General and Reliable Azimuthal Alignment Algorithm for Low Loss Multicore Fiber Fusion Splicing

Abstract

Multicore fiber is a promising spatial division multiplexing technology to increase the transmission bandwidth of optical fiber links in any given available spatial cross section. To connect multicore fibers, similar to single-core fibers, fusion splicing is an indispensable tool. Since multicore fibers cannot be circularly symmetric, precise transverse and azimuthal alignment is crucial to minimize the insertion loss penalty that would originate from even small offsets in the core locations of the two fibers to be spliced together. In this paper, a novel azimuthal alignment algorithm for multicore fiber splicing is presented.
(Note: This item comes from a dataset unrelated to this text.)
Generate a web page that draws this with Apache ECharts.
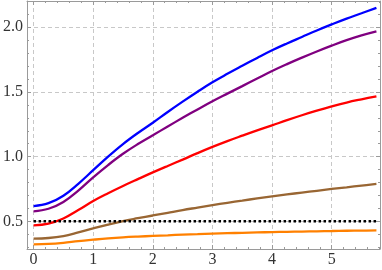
<!DOCTYPE html>
<html>
<head>
<meta charset="utf-8">
<script src="https://cdn.jsdelivr.net/npm/echarts@6/dist/echarts.min.js"></script>
<style>html,body{margin:0;padding:0;background:#fff}#c{width:382px;height:270px}</style>
</head>
<body>
<div id="c"></div>
<script>
var xs =     [0,     0.25,  0.5,   0.75,  1,     1.25,  1.5,   1.75,  2,     2.25,  2.5,   2.75,  3,     3.25,  3.5,   3.75,  4,     4.25,  4.5,   4.75,  5,     5.25,  5.5,   5.75];
var blue =   [0.618, 0.640, 0.698, 0.790, 0.895, 1.000, 1.097, 1.183, 1.262, 1.345, 1.425, 1.502, 1.575, 1.640, 1.702, 1.763, 1.822, 1.875, 1.925, 1.975, 2.022, 2.067, 2.108, 2.150];
var purple = [0.577, 0.597, 0.650, 0.738, 0.840, 0.935, 1.022, 1.097, 1.165, 1.233, 1.300, 1.365, 1.428, 1.487, 1.545, 1.604, 1.662, 1.715, 1.765, 1.813, 1.858, 1.900, 1.937, 1.968];
var red =    [0.468, 0.482, 0.522, 0.587, 0.657, 0.717, 0.773, 0.826, 0.878, 0.928, 0.977, 1.027, 1.075, 1.120, 1.162, 1.203, 1.242, 1.282, 1.320, 1.355, 1.388, 1.418, 1.443, 1.466];
var brown =  [0.366, 0.371, 0.386, 0.414, 0.445, 0.475, 0.502, 0.524, 0.545, 0.566, 0.587, 0.606, 0.625, 0.643, 0.660, 0.677, 0.693, 0.708, 0.722, 0.736, 0.750, 0.763, 0.776, 0.789];
var orange = [0.322, 0.325, 0.334, 0.347, 0.358, 0.368, 0.376, 0.382, 0.387, 0.392, 0.397, 0.401, 0.405, 0.408, 0.411, 0.414, 0.417, 0.419, 0.421, 0.423, 0.425, 0.427, 0.428, 0.430];
var refX = [0, 5.75];
var refY = [0.5, 0.5];

function pairs(xa, ya){ return xa.map(function(x,i){ return [x, ya[i]]; }); }

var frameColor = '#9a9a9a';
var tickStyle = {show:true, inside:true, length:4, lineStyle:{color:frameColor, width:1}};
var minorStyle = {show:true, splitNumber:5, length:2, lineStyle:{color:frameColor, width:1}};
var labelFont = {fontFamily:'Liberation Serif', fontSize:16, color:'#333'};

function lineSeries(data, color, w){
  return {type:'line', data:data, showSymbol:false, smooth:0.4, lineStyle:{color:color, width:w}, itemStyle:{color:color}, z:3, silent:true};
}

var chart = echarts.init(document.getElementById('c'), null, {renderer:'canvas'});
chart.setOption({
  animation:false,
  backgroundColor:'#fff',
  grid:{left:25, right:2, top:1, bottom:21},
  xAxis:[{
    type:'value', position:'bottom', min:-0.11, max:5.81, minInterval:1, maxInterval:1,
    axisLine:{show:true, onZero:false, lineStyle:{color:frameColor, width:1}},
    axisTick:tickStyle, minorTick:minorStyle,
    axisLabel:Object.assign({margin:3, showMinLabel:false, showMaxLabel:false, formatter:function(v){return String(Math.round(v));}}, labelFont),
    splitLine:{show:true, lineStyle:{color:'#c8c8c8', type:[4,3], width:1}}
  },{
    type:'value', position:'top', min:-0.11, max:5.81, minInterval:1, maxInterval:1,
    axisLine:{show:true, onZero:false, lineStyle:{color:frameColor, width:1}},
    axisTick:tickStyle, minorTick:minorStyle, axisLabel:{show:false}, splitLine:{show:false}
  }],
  yAxis:[{
    type:'value', position:'left', min:0.286, max:2.203, minInterval:0.5, maxInterval:0.5,
    axisLine:{show:true, onZero:false, lineStyle:{color:frameColor, width:1}},
    axisTick:tickStyle, minorTick:minorStyle,
    axisLabel:Object.assign({margin:4, showMinLabel:false, showMaxLabel:false, formatter:function(v){return v.toFixed(1);}}, labelFont),
    splitLine:{show:true, lineStyle:{color:'#c8c8c8', type:[4,3], width:1}}
  },{
    type:'value', position:'right', min:0.286, max:2.203, minInterval:0.5, maxInterval:0.5,
    axisLine:{show:true, onZero:false, lineStyle:{color:frameColor, width:1}},
    axisTick:tickStyle, minorTick:minorStyle, axisLabel:{show:false}, splitLine:{show:false}
  }],
  series:[
    lineSeries(pairs(xs, orange), '#ff8000', 2.3),
    lineSeries(pairs(xs, brown), '#996633', 2.3),
    lineSeries(pairs(xs, red), '#ff0000', 2.3),
    lineSeries(pairs(xs, purple), '#800080', 2.3),
    lineSeries(pairs(xs, blue), '#0000ff', 2.3),
    {type:'line', data:pairs(refX, refY), showSymbol:false, lineStyle:{color:'#000', width:2.5, type:[2.5,2.5]}, z:4, silent:true}
  ]
});
</script>
</body>
</html>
Since it is based on side-view images, it can also determine the twist rates of both fibers to be spliced and take these twist rates into account when calculating the optimum azimuthal alignment angle at the very ends of the two fibers. In the case of fibers with markers, i.e., fibers that are not rotationally symmetric, the relative and absolute polarities of the two fiber ends are computed as well. We present the formulation of the azimuthal alignment algorithm and demonstrate its stability and versatility for a wide range of fibers with vastly different geometries, core numbers and twist rates, including an offset single-core fiber. In the case of 4-core fibers with markers, we achieve average splice losses of less than 0.03 dB regardless of the polarity, which is a substantial advantage in terms of real-world applicability in the field. For a twisted 7-core fiber, we demonstrate an accurate twist rate detection with standard deviation < 1.4/m (turns per meter).